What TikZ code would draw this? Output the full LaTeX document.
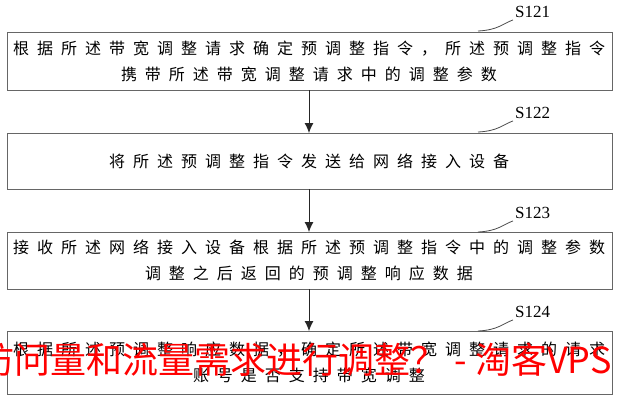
\documentclass[tikz,border=0pt]{standalone}
\usetikzlibrary{arrows.meta}
\usepackage{fontspec}
\setmainfont{Liberation Serif}
\newfontfamily\cjk[LetterSpace=50]{Noto Sans CJK SC}
\newfontfamily\wm{Noto Sans CJK SC}
\begin{document}
\begin{tikzpicture}[x=1pt,y=-1pt]
\tikzset{box/.style={draw=black!60,line width=0.8pt},
 txt/.style={font=\cjk\fontsize{16}{26}\selectfont,align=center,inner sep=0},
 lbl/.style={font=\fontsize{17}{17}\selectfont,anchor=west,inner sep=0},
 arr/.style={draw=black!85,line width=0.9pt,-{Latex[length=10pt,width=9pt]}}}
\useasboundingbox (0,0) rectangle (620,400);
\fill[white] (0,0) rectangle (620,400);
\draw[box] (7,32) rectangle (612,90);
\draw[box] (7,133) rectangle (612,189);
\draw[box] (7,232) rectangle (612,289);
\draw[box] (7,331) rectangle (612,394);
\node[txt] (t1) at (309,61) {根据所述带宽调整请求确定预调整指令，所述预调整指令\\携带所述带宽调整请求中的调整参数};
\node[txt] (t2) at (309,161) {将所述预调整指令发送给网络接入设备};
\node[txt] (t3) at (309,260) {接收所述网络接入设备根据所述预调整指令中的调整参数\\调整之后返回的预调整响应数据};
\node[txt] (t4) at (309,362) {根据所述预调整响应数据，确定所述带宽调整请求的请求\\账号是否支持带宽调整};
\coordinate (a1) at (309,90); \coordinate (a2) at (309,133);
\coordinate (a3) at (309,189); \coordinate (a4) at (309,232);
\coordinate (a5) at (309,289); \coordinate (a6) at (309,331);
\draw[arr] (a1) -- (a2); \draw[arr] (a3) -- (a4); \draw[arr] (a5) -- (a6);
\foreach \n/\y in {121/12,122/113,123/213,124/312}{
 \node[lbl] (s\n) at (515,\y) {S\n};
 \draw[black!70,line width=0.8pt] (478,\y+19) .. controls (498,\y+18) and (502,\y+12) .. ([xshift=-2pt,yshift=-2pt]s\n.south west);
}
\begin{scope}
\clip (0,0) rectangle (620,400);
\node[font=\wm\fontsize{36}{36}\selectfont,text=red,anchor=east,inner sep=0] (w) at (612,360) {访问量和流量需求进行调整？ - 淘客VPS};
\end{scope}
\end{tikzpicture}
\end{document}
------------------------------------------------------------------------
Except for the pictures, give all the material above again verbatim.

**Finished answer**
What TikZ code would draw this? Output the full LaTeX document.
\documentclass[tikz,border=0pt]{standalone}
\usetikzlibrary{arrows.meta}
\usepackage{fontspec}
\setmainfont{Liberation Serif}
\newfontfamily\cjk[LetterSpace=50]{Noto Sans CJK SC}
\newfontfamily\wm{Noto Sans CJK SC}
\begin{document}
\begin{tikzpicture}[x=1pt,y=-1pt]
\tikzset{box/.style={draw=black!60,line width=0.8pt},
 txt/.style={font=\cjk\fontsize{16}{26}\selectfont,align=center,inner sep=0},
 lbl/.style={font=\fontsize{17}{17}\selectfont,anchor=west,inner sep=0},
 arr/.style={draw=black!85,line width=0.9pt,-{Latex[length=10pt,width=9pt]}}}
\useasboundingbox (0,0) rectangle (620,400);
\fill[white] (0,0) rectangle (620,400);
\draw[box] (7,32) rectangle (612,90);
\draw[box] (7,133) rectangle (612,189);
\draw[box] (7,232) rectangle (612,289);
\draw[box] (7,331) rectangle (612,394);
\node[txt] (t1) at (309,61) {根据所述带宽调整请求确定预调整指令，所述预调整指令\\携带所述带宽调整请求中的调整参数};
\node[txt] (t2) at (309,161) {将所述预调整指令发送给网络接入设备};
\node[txt] (t3) at (309,260) {接收所述网络接入设备根据所述预调整指令中的调整参数\\调整之后返回的预调整响应数据};
\node[txt] (t4) at (309,362) {根据所述预调整响应数据，确定所述带宽调整请求的请求\\账号是否支持带宽调整};
\coordinate (a1) at (309,90); \coordinate (a2) at (309,133);
\coordinate (a3) at (309,189); \coordinate (a4) at (309,232);
\coordinate (a5) at (309,289); \coordinate (a6) at (309,331);
\draw[arr] (a1) -- (a2); \draw[arr] (a3) -- (a4); \draw[arr] (a5) -- (a6);
\foreach \n/\y in {121/12,122/113,123/213,124/312}{
 \node[lbl] (s\n) at (515,\y) {S\n};
 \draw[black!70,line width=0.8pt] (478,\y+19) .. controls (498,\y+18) and (502,\y+12) .. ([xshift=-2pt,yshift=-2pt]s\n.south west);
}
\begin{scope}
\clip (0,0) rectangle (620,400);
\node[font=\wm\fontsize{36}{36}\selectfont,text=red,anchor=east,inner sep=0] (w) at (612,360) {访问量和流量需求进行调整？ - 淘客VPS};
\end{scope}
\end{tikzpicture}
\end{document}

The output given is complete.